Os Chineses actuais têm consciência da grandeza do seu passado, se bem que subsista uma espécie de relação de amor-ódio com o esplendor da história imperial e pré-imperial. Mao Zedong foi disso um bom exemplo quando disse ao povo que não devia renegar o passado, mas pô-lo ao serviço do presente. Só assim a China conseguiria «separar todas as coisas sórdidas da antiga classe dominante feudal da excelente cultura popular antiga, que é de carácter mais ou menos democrático e revolucionário». O passado atinge o ponto máximo de fascinação nas espantosas descobertas da arqueologia, que desde a fundação, em 1949, da República Popular recebe um grau de apoio oficial sem paralelo no mundo moderno. A Exposição Chinesa, realizada em Londres em 1973, foi a montra da República Popular, uma vez que uma boa parte das peças em exposição, incluindo o traje funerário, em jade, da princesa Dou Wan, da dinastia dos Han, provinha de escavações realizadas durante a Grande Revolução Cultural Proletária. Mas o mais impressionante achado arqueológico só viria a ter lugar em 1974, quando camponeses que procediam à perfuração de uma série de poços no monte Li, na província de Shanxi, desenterraram parte dum exército de terracota em tamanho real que jazia nas proximidades da elevação que assinalava o túmulo de Shi Huangdi, imperador da dinastia Qin, o unificador da China. Calcula-se que haja mais de 7000 figuras nas quatro câmaras, que só em parte estão exploradas.

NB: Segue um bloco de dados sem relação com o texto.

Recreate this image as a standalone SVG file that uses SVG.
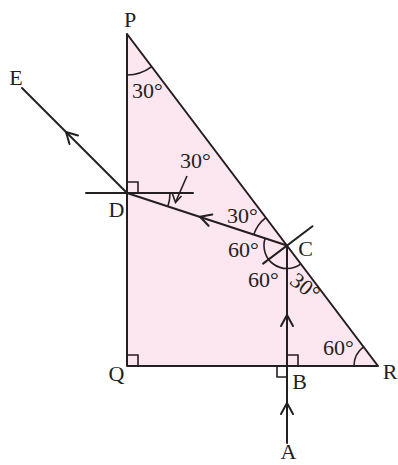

Durante o Verão de 1980, altura em que também foram descobertas bigas de bronze, o autor teve a sorte de ser convidado para visitar as escavações do monte Li. Foi durante a conversa aí mantida com os arqueólogos que veio ao de cima uma evidente diferença de atitudes em relação à história. Não havia qualquer sensação de urgência no local das escavações, onde magníficas peças de terracota esculpida estavam a ser pacientemente restauradas e expostas nas posições em que tinham sido encontradas. Não havia planos imediatos de abertura da própria elevação tumular e Yang Chenching, o conservador do local, dizia por graça que podia muito bem ser o seu neto a fazer essa escavação. Esta lentidão intencional assenta numa profunda consciência de continuidade cultural, numa íntima ligação ao passado. A representação individual dos soldados no exército de terracota, sugeria Yang Chenching, era uma celebração da unificação da China na medida em que todas as diversas características físicas dos seus vários povos ali estavam representadas. O que não precisou de acrescentar foi que eles continuam a habitar o país e têm plena expectativa de habitá-lo para sempre. O facto de se pertencer à mais antiga das civilizações sobreviventes justifica tal confiança, especialmente no contexto da espectacular recuperação da China a seguir à segunda guerra mundial, e torna impossível qualquer estudo da China que não faça referência às suas antigas origens.